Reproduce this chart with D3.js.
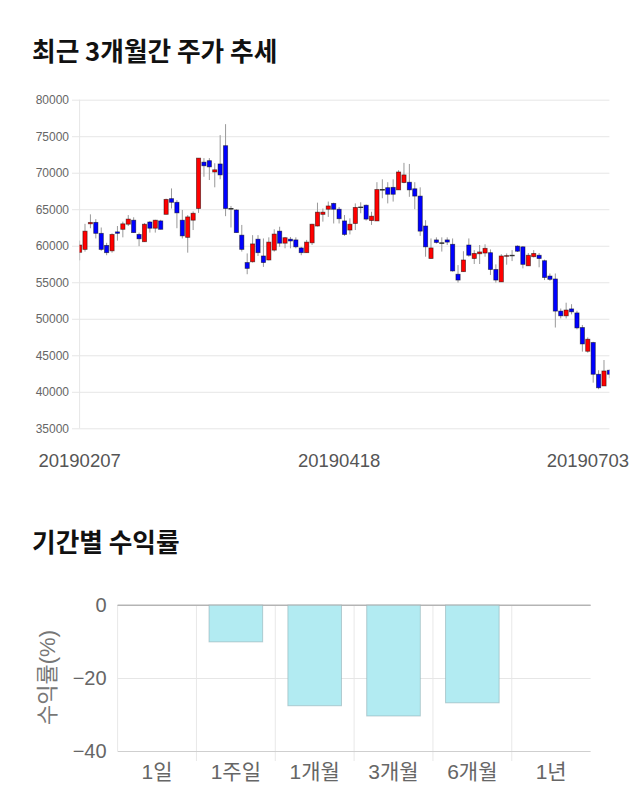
<!DOCTYPE html>
<html><head><meta charset="utf-8">
<script src="https://cdn.jsdelivr.net/npm/d3@7"></script>
<style>
html,body{margin:0;padding:0;background:#fff;}
svg{display:block;}
</style>
</head><body>
<svg id="chart" width="640" height="810"></svg>
<script>
// ---------- DATA ----------
const tickDates = ["20190207", "20190418", "20190703"];
const tickIndex = [0, 48, 98];
const openP  = [59100,59500,63000,63200,61700,60050,59300,61900,62250,62950,63500,61550,60550,63250,62400,63400,64300,66450,65950,63500,61150,63500,65100,71450,71650,70100,71200,73700,65100,64900,61450,57700,57800,60900,58600,58050,59400,62000,60350,60900,60800,59700,59050,60400,62700,64300,65000,65800,65000,63400,62150,63050,65300,65550,63450,63400,67700,67950,68000,67650,68650,68700,67800,66800,62700,58250,60800,60400,60800,60200,56100,56450,60100,58250,58900,59000,59050,56750,55050,58550,58700,59950,59850,57250,58500,58700,57950,55850,55450,51050,50400,51350,50800,48800,45550,46750,42400,40800,42950];
const highP  = [60700,63000,64300,63650,62500,60400,61700,62700,63300,64200,63900,61800,63100,63400,63550,63550,66450,67850,66250,64900,64200,64700,72000,72000,72000,71300,75150,76650,65450,65000,62850,58950,61450,61450,61000,61150,62250,62600,61200,61200,61150,59850,60800,63000,65900,65100,66050,65900,65300,64200,63750,65800,65950,65650,64650,68700,69100,68700,69100,70350,71350,71200,68700,68000,63500,61000,61150,61150,61150,61000,57350,59250,61000,59400,60100,60200,59500,57450,58850,58950,59400,60050,59950,59000,59400,59000,58100,56200,56200,51400,52200,52000,51100,49150,47450,46850,42950,44350,43100];
const lowP   = [58000,59200,62400,61000,59300,58700,59050,60700,61150,62700,61800,59950,60550,61800,61800,62250,64300,65100,62400,61000,59050,62150,64500,69450,69000,68000,69100,64050,62500,61800,59200,56100,57700,58600,57100,58000,59200,59850,59650,59650,59650,58700,59050,60100,62650,63300,63950,63050,63050,61350,61550,62150,64450,63450,62850,63400,66500,65800,66050,67650,68550,66700,65000,61350,58500,58250,60300,59200,60100,56450,54950,56450,58500,57500,57500,58500,56000,54950,55050,57400,57900,59150,56900,57250,58400,57050,55300,55200,48800,50050,50050,50600,48550,45500,45350,41250,40350,40800,41850];
const closeP = [60100,62000,63200,61700,59500,59050,61550,61700,63000,63650,61800,60950,62950,62400,63500,62250,66350,65950,64500,61350,63950,64450,72000,70950,70800,70400,69700,65100,65100,61800,59500,56900,60250,59050,57700,60500,61600,60350,61100,60650,59850,59050,60500,62950,64600,64600,65450,65000,63700,61550,62950,65250,65300,63650,64050,67700,67700,67050,67050,70100,69700,67650,66800,62000,59850,59700,60450,60400,60500,56550,55300,58050,58700,58950,59150,59650,56750,55300,58600,58650,58700,59250,57450,58700,58950,58250,55650,55400,51050,50400,51200,50950,48750,46550,47200,42400,40550,42850,42400];
const priceTicks = [35000,40000,45000,50000,55000,60000,65000,70000,75000,80000];

const periods = ["1일", "1주일", "1개월", "3개월", "6개월", "1년"];
const returns = [0, -10.1, -27.6, -30.4, -26.8, null];
const returnTicks = [0, -20, -40];

// ---------- DRAW ----------
const svg = d3.select("#chart");
const sans = "'Liberation Sans', Arial, 'Noto Sans CJK KR', sans-serif";
const kr = "'Noto Sans CJK KR', 'Liberation Sans', sans-serif";

// Titles
svg.append("text").attr("x", 32).attr("y", 61)
  .attr("font-family", kr).attr("font-weight", "bold").attr("font-size", 25.7)
  .attr("fill", "#111").text("최근 3개월간 주가 추세");
svg.append("text").attr("x", 32).attr("y", 552)
  .attr("font-family", kr).attr("font-weight", "bold").attr("font-size", 25.7)
  .attr("fill", "#111").text("기간별 수익률");

// ----- Candlestick chart -----
const cL = 79.6, cR = 609.4, cT = 99.7, cB = 428.3;
const n = openP.length;
const x = d3.scalePoint().domain(d3.range(n)).range([cL, cR]);
const y = d3.scaleLinear().domain([35000, 80000]).range([cB, cT]);

const yAxis = d3.axisLeft(y).tickValues(priceTicks).tickFormat(d3.format("d"))
  .tickSizeInner(-(cR - 72)).tickSizeOuter(0).tickPadding(3);
const gy = svg.append("g").attr("transform", "translate(72,0)").call(yAxis);
gy.select(".domain").remove();
gy.selectAll(".tick line").attr("stroke", "#e6e6e6");
gy.selectAll(".tick text").attr("font-family", sans).attr("font-size", 12).attr("fill", "#666");

svg.append("line").attr("x1", cL).attr("x2", cL).attr("y1", cT).attr("y2", cB)
  .attr("stroke", "#e6e6e6");

svg.append("clipPath").attr("id", "clipC").append("rect")
  .attr("x", cL).attr("y", cT - 10).attr("width", cR - cL).attr("height", cB - cT + 20);

const cg = svg.append("g").attr("clip-path", "url(#clipC)");
const idx = d3.range(n);
const bw = 4.2;
cg.selectAll("line.wick").data(idx).join("line").attr("class", "wick")
  .attr("x1", i => x(i)).attr("x2", i => x(i))
  .attr("y1", i => y(highP[i])).attr("y2", i => y(lowP[i]))
  .attr("stroke", "#999").attr("stroke-width", 1);
cg.selectAll("rect.body").data(idx).join("rect").attr("class", "body")
  .attr("x", i => x(i) - bw / 2).attr("width", bw)
  .attr("y", i => y(Math.max(openP[i], closeP[i])))
  .attr("height", i => Math.max(0.6, Math.abs(y(openP[i]) - y(closeP[i]))))
  .attr("fill", i => closeP[i] > openP[i] ? "#ff0000" : (closeP[i] < openP[i] ? "#0000ff" : "#333"))
  .attr("stroke", i => closeP[i] === openP[i] ? "#333" : "rgba(0,0,0,0.55)")
  .attr("stroke-width", 0.8);

// X labels
svg.selectAll("text.xlab").data(tickIndex).join("text").attr("class", "xlab")
  .attr("x", (d, i) => i === tickIndex.length - 1 ? 629 : x(d))
  .attr("y", 467)
  .attr("text-anchor", (d, i) => i === tickIndex.length - 1 ? "end" : "middle")
  .attr("font-family", sans).attr("font-size", 18.5).attr("fill", "#555")
  .text((d, i) => tickDates[i]);

// ----- Return bar chart -----
const bL = 117.6, bR = 590.6, bT = 605, bB = 751;
const xb = d3.scaleBand().domain(periods).range([bL, bR]).paddingInner(0.32).paddingOuter(0.16);
const yb = d3.scaleLinear().domain([-40, 0]).range([bB, bT]);
const step = xb.step();

// vertical grid lines
svg.selectAll("line.vg").data(d3.range(periods.length)).join("line").attr("class", "vg")
  .attr("x1", i => bL + i * step).attr("x2", i => bL + i * step)
  .attr("y1", bT).attr("y2", i => i === 0 ? bB : bB + 10)
  .attr("stroke", "#e8e8e8");

const ybAxis = d3.axisLeft(yb).tickValues(returnTicks).tickFormat(d3.format("d"))
  .tickSizeInner(-(bR - bL)).tickSizeOuter(0).tickPadding(11);
const gb = svg.append("g").attr("transform", `translate(${bL},0)`).call(ybAxis);
gb.select(".domain").remove();
gb.selectAll(".tick line").attr("stroke", d => d === 0 ? "#b4b4b4" : (d === -40 ? "#cfcfcf" : "#e6e6e6"));
gb.selectAll(".tick text").attr("font-family", sans).attr("font-size", 20).attr("fill", "#666");

svg.selectAll("rect.bar").data(periods.map((p, i) => ({p, v: returns[i]})).filter(d => d.v !== null && d.v !== 0))
  .join("rect").attr("class", "bar")
  .attr("x", d => xb(d.p)).attr("width", xb.bandwidth())
  .attr("y", d => yb(Math.max(0, d.v))).attr("height", d => Math.abs(yb(d.v) - yb(0)))
  .attr("fill", "#b2ebf2").attr("stroke", "rgba(140,170,175,0.55)").attr("stroke-width", 1);

// redraw zero line on top
svg.append("line").attr("x1", bL).attr("x2", bR).attr("y1", yb(0)).attr("y2", yb(0))
  .attr("stroke", "#b4b4b4");

svg.selectAll("text.plab").data(periods).join("text").attr("class", "plab")
  .attr("x", d => xb(d) + xb.bandwidth() / 2).attr("y", 779)
  .attr("text-anchor", "middle").attr("font-family", sans).attr("font-size", 21)
  .attr("fill", "#666").text(d => d);

svg.append("text").attr("transform", "translate(55,677.5) rotate(-90)")
  .attr("text-anchor", "middle").attr("font-family", sans).attr("font-size", 22)
  .attr("fill", "#777").text("수익률(%)");
</script>
</body></html>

————————

» **SET TASK**:
Your task is to collect every line above that contains the word "chart".

» **IN RESPONSE**:
Reproduce this chart with D3.js.
<svg id="chart" width="640" height="810"></svg>
const svg = d3.select("#chart");
// ----- Candlestick chart -----
// ----- Return bar chart -----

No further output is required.